Everyone knows the recession was tough. But in some ways, the aftermath is proving just as difficult, especially for those out of work.
Even if the United States does not slip back into a recession, this is hardly a recovery to celebrate. Jobs are scarce. Bouts of unemployment are long. Even those workers who lost a job and managed to find a new one typically earn less at their new position.
The Great Recession and its aftermath have been setting records of all the wrong kind. The recession was not only the steepest downturn since World War II, it also wiped out all the economic growth of the previous expansion – a first for the postwar era. It has been followed by the weakest recovery of the era.
This one-two punch of the Great Recession and terrible recovery has huge economic and political ramifications for the nation, which is trying to balance growth and debt reduction, as well as President Obama and Congress, who face election next year. Its broad and deep effect on American workers is only now coming to light.
Nearly 1 in 6 American workers lost a job during the Great Recession, the highest job-loss rate in at least 30 years, according to new research from Princeton University economist Henry Farber. Most every sector was hit – from construction to finance. So were workers of every stripe, even well-educated employees: 1 in 9 college graduates lost a job during the Great Recession.
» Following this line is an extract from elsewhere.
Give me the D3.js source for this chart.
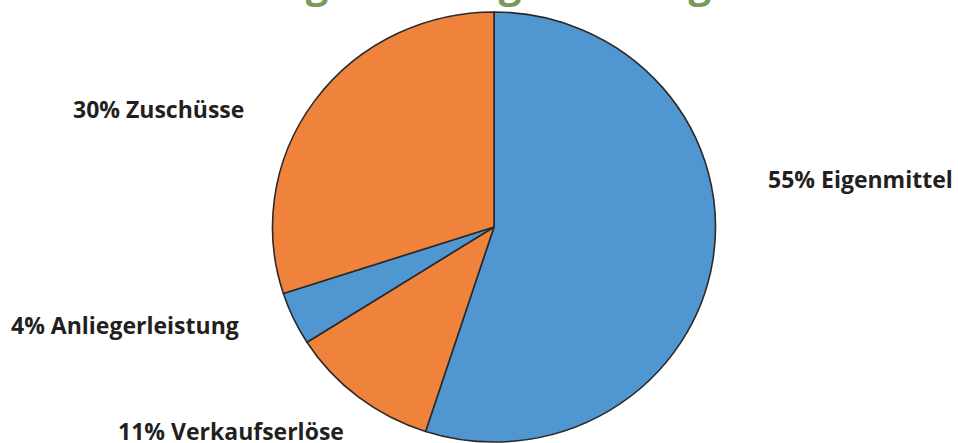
<!DOCTYPE html>
<html>
<head>
<meta charset="utf-8">
<script src="https://cdn.jsdelivr.net/npm/d3@7"></script>
<style>
  body { margin: 0; background: #fff; }
  svg { display: block; }
  .label { font-family: "Open Sans", sans-serif; font-weight: 700; font-size: 23px; fill: #231f20; }
  .title { font-family: "Open Sans", sans-serif; font-weight: 700; font-size: 40px; fill: #7a9a5c; }
</style>
</head>
<body>
<div id="chart"></div>
<script>
// data, clockwise from 12 o'clock
var categories = ["Eigenmittel", "Verkaufserlöse", "Anliegerleistung", "Zuschüsse"];
var shares = [55, 11, 4, 30];
var sliceColors = ["#5097d1", "#f0833b", "#5097d1", "#f0833b"];

// label anchors (left edge, baseline), same order as categories
var labelPos = [[768, 188], [118, 440], [11, 334], [73, 118]];

var width = 958, height = 443;
var cx = 494, cy = 227, rx = 221.5, ry = 215;

var svg = d3.select("#chart").append("svg")
    .attr("width", width)
    .attr("height", height);

// title runs off the top of the picture, only descenders show
svg.append("text")
    .attr("class", "title")
    .attr("x", 390)
    .attr("y", -2)
    .attr("text-anchor", "middle")
    .text("Finanzierung der Neugestaltung");

var pie = d3.pie().sort(null).value(function(d) { return d; });
var arc = d3.arc().innerRadius(0).outerRadius(rx);

var g = svg.append("g")
    .attr("transform", "translate(" + cx + "," + cy + ") scale(1," + (ry / rx) + ")");

g.selectAll("path")
    .data(pie(shares))
    .enter().append("path")
    .attr("d", arc)
    .attr("fill", function(d, i) { return sliceColors[i]; })
    .attr("stroke", "#2a2a2a")
    .attr("stroke-width", 1.6)
    .attr("vector-effect", "non-scaling-stroke")
    .attr("stroke-linejoin", "round");

svg.selectAll("text.label")
    .data(categories)
    .enter().append("text")
    .attr("class", "label")
    .attr("x", function(d, i) { return labelPos[i][0]; })
    .attr("y", function(d, i) { return labelPos[i][1]; })
    .text(function(d, i) { return shares[i] + "% " + d; });
</script>
</body>
</html>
The mean duration of unemployment peaked at a record 35 weeks, nearly twice as long as the peaks in any of the previous three downturns.
Until now, the recovery from the mild 2001 recession was America’s most sluggish recovery. It was called the “jobless recovery” because it took nearly three years after the recession started for the economy to recover all the jobs it had lost.
This recovery is worse. Three years after the Great Recession began, the economy was still 7.7 million jobs short.
This job loss has proved devastating for many job seekers. As of January 2010, fewer than half of those who lost a job during the recession were reemployed, Dr. Farber points out. That means that if you lost a job during the Great Recession, the odds of being employed last year were worse than 50-50 – a first in labour Department data that stretches back 30 years.
Even if they found employment, workers who had lost a job in the recession were earning, on average, 17.5 per cent less per week than in their old jobs, according to Farber. That’s the largest decline since 1984. Among those who lost full-time jobs, the loss was even greater: an average 21.8 per cent. One reason: About 1 in 5 of those reemployed workers was now working part time instead of full time.
All these trends were under way even before the economy hit the so-called soft patch this spring. Since then, the number of unemployed has been rising. In May, there were 13.9 million unemployed and just under 3 million job openings, according to other labour Department data followed by economist Heidi Shierholz of the Economic Policy Institute, a liberal think tank in Washington. That means that for nearly 4 in 5 unemployed workers, there were no jobs available.
If there is a potential bright spot in all this, it is that this is as gloomy as it gets. Although the threat of recession has increased, many economists still expect growth to pick up and, with it, job numbers. It will be a slow and grinding recovery, but at least headed in the right direction.